• _Directions for this task_
Reproduce the data below in full and exclude every picture.

((

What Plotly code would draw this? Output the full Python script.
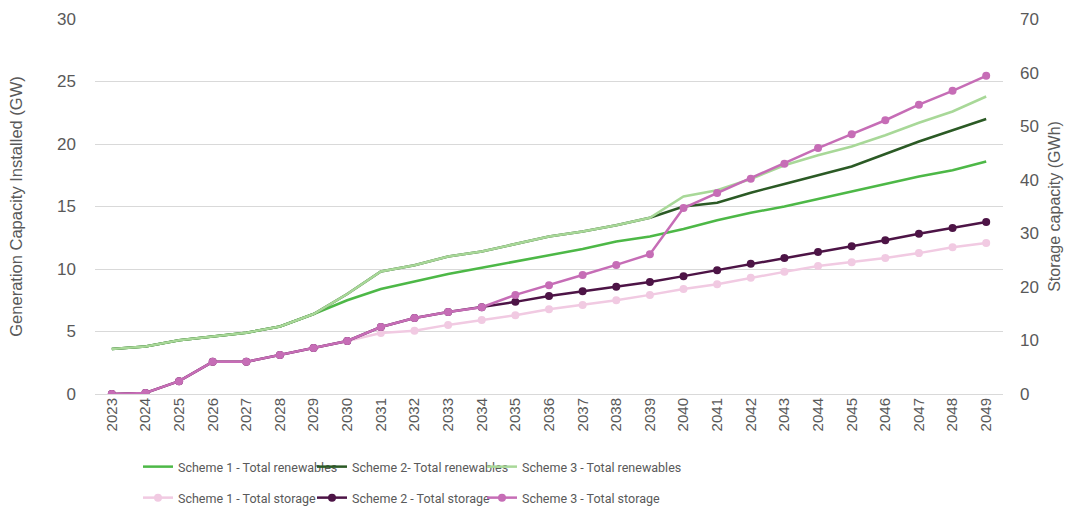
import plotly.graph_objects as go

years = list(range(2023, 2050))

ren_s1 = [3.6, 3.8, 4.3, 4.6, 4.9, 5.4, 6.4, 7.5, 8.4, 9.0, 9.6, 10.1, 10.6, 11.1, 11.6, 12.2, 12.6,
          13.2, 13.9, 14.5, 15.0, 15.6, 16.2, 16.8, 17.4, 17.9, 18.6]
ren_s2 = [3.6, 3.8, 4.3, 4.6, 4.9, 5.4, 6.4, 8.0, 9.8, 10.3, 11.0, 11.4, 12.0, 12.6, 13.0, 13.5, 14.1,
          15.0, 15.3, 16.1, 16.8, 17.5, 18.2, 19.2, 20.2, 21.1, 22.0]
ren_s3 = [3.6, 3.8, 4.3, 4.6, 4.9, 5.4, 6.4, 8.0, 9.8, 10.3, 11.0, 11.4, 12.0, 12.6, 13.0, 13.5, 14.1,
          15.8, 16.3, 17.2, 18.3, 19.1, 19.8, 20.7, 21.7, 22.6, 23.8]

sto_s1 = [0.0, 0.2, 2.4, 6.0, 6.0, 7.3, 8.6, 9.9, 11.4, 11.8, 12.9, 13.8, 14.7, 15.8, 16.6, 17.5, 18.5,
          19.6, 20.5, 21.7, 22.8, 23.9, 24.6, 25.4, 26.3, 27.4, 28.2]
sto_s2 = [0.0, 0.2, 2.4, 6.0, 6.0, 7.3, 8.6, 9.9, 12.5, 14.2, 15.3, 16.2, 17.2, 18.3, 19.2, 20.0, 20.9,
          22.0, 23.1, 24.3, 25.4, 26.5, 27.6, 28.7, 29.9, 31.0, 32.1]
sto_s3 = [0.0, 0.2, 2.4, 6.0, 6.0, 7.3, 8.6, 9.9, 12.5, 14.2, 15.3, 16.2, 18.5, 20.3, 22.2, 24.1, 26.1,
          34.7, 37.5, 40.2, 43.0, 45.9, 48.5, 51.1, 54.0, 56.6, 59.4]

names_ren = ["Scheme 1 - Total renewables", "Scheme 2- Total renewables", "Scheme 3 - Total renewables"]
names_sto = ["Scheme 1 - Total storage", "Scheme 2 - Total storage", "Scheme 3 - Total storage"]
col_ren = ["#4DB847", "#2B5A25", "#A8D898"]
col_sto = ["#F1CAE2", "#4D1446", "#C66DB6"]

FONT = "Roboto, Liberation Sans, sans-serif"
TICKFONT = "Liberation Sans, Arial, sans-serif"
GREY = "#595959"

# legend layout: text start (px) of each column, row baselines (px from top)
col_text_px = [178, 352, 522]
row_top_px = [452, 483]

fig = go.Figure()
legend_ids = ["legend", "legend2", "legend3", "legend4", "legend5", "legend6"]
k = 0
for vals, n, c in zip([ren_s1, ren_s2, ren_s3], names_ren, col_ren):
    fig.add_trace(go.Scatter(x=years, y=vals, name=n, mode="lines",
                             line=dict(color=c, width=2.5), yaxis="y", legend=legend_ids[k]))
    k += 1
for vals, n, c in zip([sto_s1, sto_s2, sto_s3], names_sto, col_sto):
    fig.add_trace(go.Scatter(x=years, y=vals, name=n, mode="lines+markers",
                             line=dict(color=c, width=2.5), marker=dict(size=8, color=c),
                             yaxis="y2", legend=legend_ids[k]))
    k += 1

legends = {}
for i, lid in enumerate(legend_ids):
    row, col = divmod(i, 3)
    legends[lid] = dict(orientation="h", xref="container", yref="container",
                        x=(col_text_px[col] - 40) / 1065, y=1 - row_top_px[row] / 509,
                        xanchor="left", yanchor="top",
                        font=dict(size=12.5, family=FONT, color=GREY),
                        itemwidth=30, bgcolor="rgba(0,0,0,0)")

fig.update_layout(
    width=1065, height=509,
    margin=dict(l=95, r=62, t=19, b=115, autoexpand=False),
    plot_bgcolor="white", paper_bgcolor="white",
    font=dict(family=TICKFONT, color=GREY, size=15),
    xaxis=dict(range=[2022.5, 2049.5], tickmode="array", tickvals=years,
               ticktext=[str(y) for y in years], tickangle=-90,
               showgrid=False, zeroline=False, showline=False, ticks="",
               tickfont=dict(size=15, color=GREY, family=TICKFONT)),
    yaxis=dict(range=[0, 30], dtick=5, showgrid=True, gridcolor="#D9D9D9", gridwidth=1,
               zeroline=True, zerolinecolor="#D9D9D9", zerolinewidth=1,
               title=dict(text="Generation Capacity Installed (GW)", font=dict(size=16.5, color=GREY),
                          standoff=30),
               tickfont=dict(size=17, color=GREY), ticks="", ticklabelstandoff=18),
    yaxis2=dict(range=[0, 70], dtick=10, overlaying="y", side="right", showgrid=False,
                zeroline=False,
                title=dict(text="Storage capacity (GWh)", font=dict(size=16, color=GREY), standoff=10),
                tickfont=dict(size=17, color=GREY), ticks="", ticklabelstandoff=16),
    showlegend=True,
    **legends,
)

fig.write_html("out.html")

))

• _Written response_
What Plotly code would draw this? Output the full Python script.
import plotly.graph_objects as go

years = list(range(2023, 2050))

ren_s1 = [3.6, 3.8, 4.3, 4.6, 4.9, 5.4, 6.4, 7.5, 8.4, 9.0, 9.6, 10.1, 10.6, 11.1, 11.6, 12.2, 12.6,
          13.2, 13.9, 14.5, 15.0, 15.6, 16.2, 16.8, 17.4, 17.9, 18.6]
ren_s2 = [3.6, 3.8, 4.3, 4.6, 4.9, 5.4, 6.4, 8.0, 9.8, 10.3, 11.0, 11.4, 12.0, 12.6, 13.0, 13.5, 14.1,
          15.0, 15.3, 16.1, 16.8, 17.5, 18.2, 19.2, 20.2, 21.1, 22.0]
ren_s3 = [3.6, 3.8, 4.3, 4.6, 4.9, 5.4, 6.4, 8.0, 9.8, 10.3, 11.0, 11.4, 12.0, 12.6, 13.0, 13.5, 14.1,
          15.8, 16.3, 17.2, 18.3, 19.1, 19.8, 20.7, 21.7, 22.6, 23.8]

sto_s1 = [0.0, 0.2, 2.4, 6.0, 6.0, 7.3, 8.6, 9.9, 11.4, 11.8, 12.9, 13.8, 14.7, 15.8, 16.6, 17.5, 18.5,
          19.6, 20.5, 21.7, 22.8, 23.9, 24.6, 25.4, 26.3, 27.4, 28.2]
sto_s2 = [0.0, 0.2, 2.4, 6.0, 6.0, 7.3, 8.6, 9.9, 12.5, 14.2, 15.3, 16.2, 17.2, 18.3, 19.2, 20.0, 20.9,
          22.0, 23.1, 24.3, 25.4, 26.5, 27.6, 28.7, 29.9, 31.0, 32.1]
sto_s3 = [0.0, 0.2, 2.4, 6.0, 6.0, 7.3, 8.6, 9.9, 12.5, 14.2, 15.3, 16.2, 18.5, 20.3, 22.2, 24.1, 26.1,
          34.7, 37.5, 40.2, 43.0, 45.9, 48.5, 51.1, 54.0, 56.6, 59.4]

names_ren = ["Scheme 1 - Total renewables", "Scheme 2- Total renewables", "Scheme 3 - Total renewables"]
names_sto = ["Scheme 1 - Total storage", "Scheme 2 - Total storage", "Scheme 3 - Total storage"]
col_ren = ["#4DB847", "#2B5A25", "#A8D898"]
col_sto = ["#F1CAE2", "#4D1446", "#C66DB6"]

FONT = "Roboto, Liberation Sans, sans-serif"
TICKFONT = "Liberation Sans, Arial, sans-serif"
GREY = "#595959"

# legend layout: text start (px) of each column, row baselines (px from top)
col_text_px = [178, 352, 522]
row_top_px = [452, 483]

fig = go.Figure()
legend_ids = ["legend", "legend2", "legend3", "legend4", "legend5", "legend6"]
k = 0
for vals, n, c in zip([ren_s1, ren_s2, ren_s3], names_ren, col_ren):
    fig.add_trace(go.Scatter(x=years, y=vals, name=n, mode="lines",
                             line=dict(color=c, width=2.5), yaxis="y", legend=legend_ids[k]))
    k += 1
for vals, n, c in zip([sto_s1, sto_s2, sto_s3], names_sto, col_sto):
    fig.add_trace(go.Scatter(x=years, y=vals, name=n, mode="lines+markers",
                             line=dict(color=c, width=2.5), marker=dict(size=8, color=c),
                             yaxis="y2", legend=legend_ids[k]))
    k += 1

legends = {}
for i, lid in enumerate(legend_ids):
    row, col = divmod(i, 3)
    legends[lid] = dict(orientation="h", xref="container", yref="container",
                        x=(col_text_px[col] - 40) / 1065, y=1 - row_top_px[row] / 509,
                        xanchor="left", yanchor="top",
                        font=dict(size=12.5, family=FONT, color=GREY),
                        itemwidth=30, bgcolor="rgba(0,0,0,0)")

fig.update_layout(
    width=1065, height=509,
    margin=dict(l=95, r=62, t=19, b=115, autoexpand=False),
    plot_bgcolor="white", paper_bgcolor="white",
    font=dict(family=TICKFONT, color=GREY, size=15),
    xaxis=dict(range=[2022.5, 2049.5], tickmode="array", tickvals=years,
               ticktext=[str(y) for y in years], tickangle=-90,
               showgrid=False, zeroline=False, showline=False, ticks="",
               tickfont=dict(size=15, color=GREY, family=TICKFONT)),
    yaxis=dict(range=[0, 30], dtick=5, showgrid=True, gridcolor="#D9D9D9", gridwidth=1,
               zeroline=True, zerolinecolor="#D9D9D9", zerolinewidth=1,
               title=dict(text="Generation Capacity Installed (GW)", font=dict(size=16.5, color=GREY),
                          standoff=30),
               tickfont=dict(size=17, color=GREY), ticks="", ticklabelstandoff=18),
    yaxis2=dict(range=[0, 70], dtick=10, overlaying="y", side="right", showgrid=False,
                zeroline=False,
                title=dict(text="Storage capacity (GWh)", font=dict(size=16, color=GREY), standoff=10),
                tickfont=dict(size=17, color=GREY), ticks="", ticklabelstandoff=16),
    showlegend=True,
    **legends,
)

fig.write_html("out.html")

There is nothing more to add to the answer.